Nevertheless one could reasonably expect Ms. Joia to have forcefully communicated her antipathy to the Parents. So long as they retain Ms. Joia to represent them at the BSEA they are unlikely to feel comfortable proceeding to a Hearing with me. While “comfort” is not a determinative factor for anyone’s participation in a BSEA Hearing, the BSEA is obliged to assist inadequately represented parties to present their claims as effectively as possible. I find that the potential harm and inconvenience that a Hearing Officer reassignment might cause to the School and to the BSEA is outweighed by the potential harm to the Parents’ confidence in the integrity of the BSEA’s administrative process that retention could prompt. This matter is ready to proceed to Hearing. It is not complex, factually or legally. It is time limited. The issues have been formulated. The bulk of the documentary evidence, 354 exhibits, has been reviewed and admitted. The Hearing dates have been secured. Witnesses have been scheduled. At this time there is only one outstanding Motion and no further Motions are anticipated. It will not be unduly difficult for another Hearing Officer to step in at this time. I will therefore request the administrative reassignment of this matter to another Hearing Officer. Reassignment of active matters is an administrative decision made by the Director of the BSEA based on multiple factors extrinsic to the case including Hearing Officer availability, workflow management, conflicts, etc. There is no guarantee that reassignment will be possible.
Having demonstrated no substantive basis for Recusal the Parents’ Motion is therefore DENIED. This matter is, however, referred for administrative reassignment.
By the Hearing Officer
Dated: October 21, 2016
 The School’s Motion for Costs and Sanctions is under advisement.

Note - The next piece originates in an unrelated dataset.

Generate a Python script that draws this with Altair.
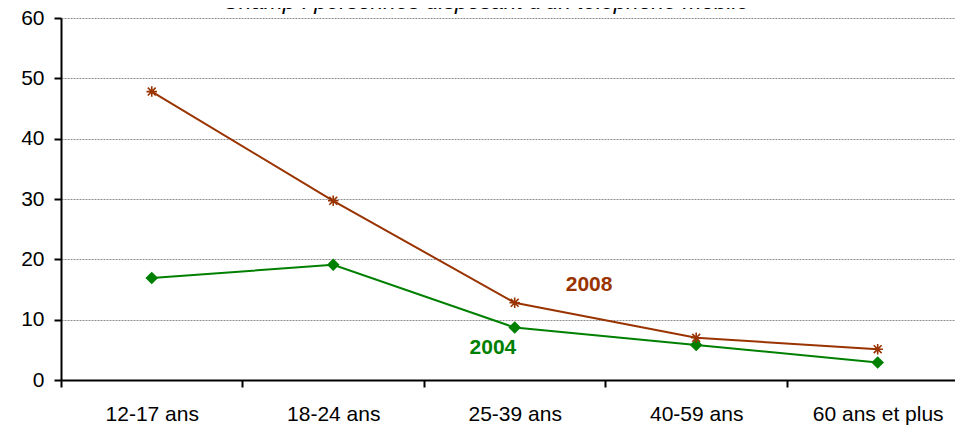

 School Request for Production of Documents (6/23/16); Parent Request for Production of Documents
And Answers to Interrogatories (6/30/16); “Respondent’s” Objection to Discovery (7/8/16); Parents’ Motion for 2ndSet of Production of Documents (7/17/16); Parents’ Objections to Discovery (7/21/16); “Respondent’s” Objections to Discovery (7/22/16); Parents’ Motion for 1st set of Discovery and 1st Set of Interrogatories (8/22/16); Parents’ Motion to Compel Production (8/25/16); Parents’ Motion to Compel Production (8/26/16). Note that the titles of some documents have been paraphrased for clarity and brevity
 Some of the titular language has been altered to better identify the document to which Ms. Joia refers in the Motion to Recuse.
 I note that there an additional 4 pre-Recusal Motion Rulings in the record about which the Parents did not complain. The Prehearing Order of October 6, 2016 addressed 6 post-Recusal Motions and took 2, including the Recusal Motion, under advisement. Since that Order the Parents have submitted one Motion which is being addressed separately.
 As in Taunton I must presume that the Parents are not aware that their advocate’s behavior may have serious, even fatal, repercussions for their substantive and procedural claims at the BSEA. I take this opportunity to warn them that failure to follow BSEA Orders, failure to be scrupulously truthful to the BSEA, and failure to conduct oneself with civility in all dealings with the opposing party, witnesses and the Hearing Officer may result in the imposition of sanctions up to and including dismissal. 801 CMR 1.01(7); BSEA Rule X.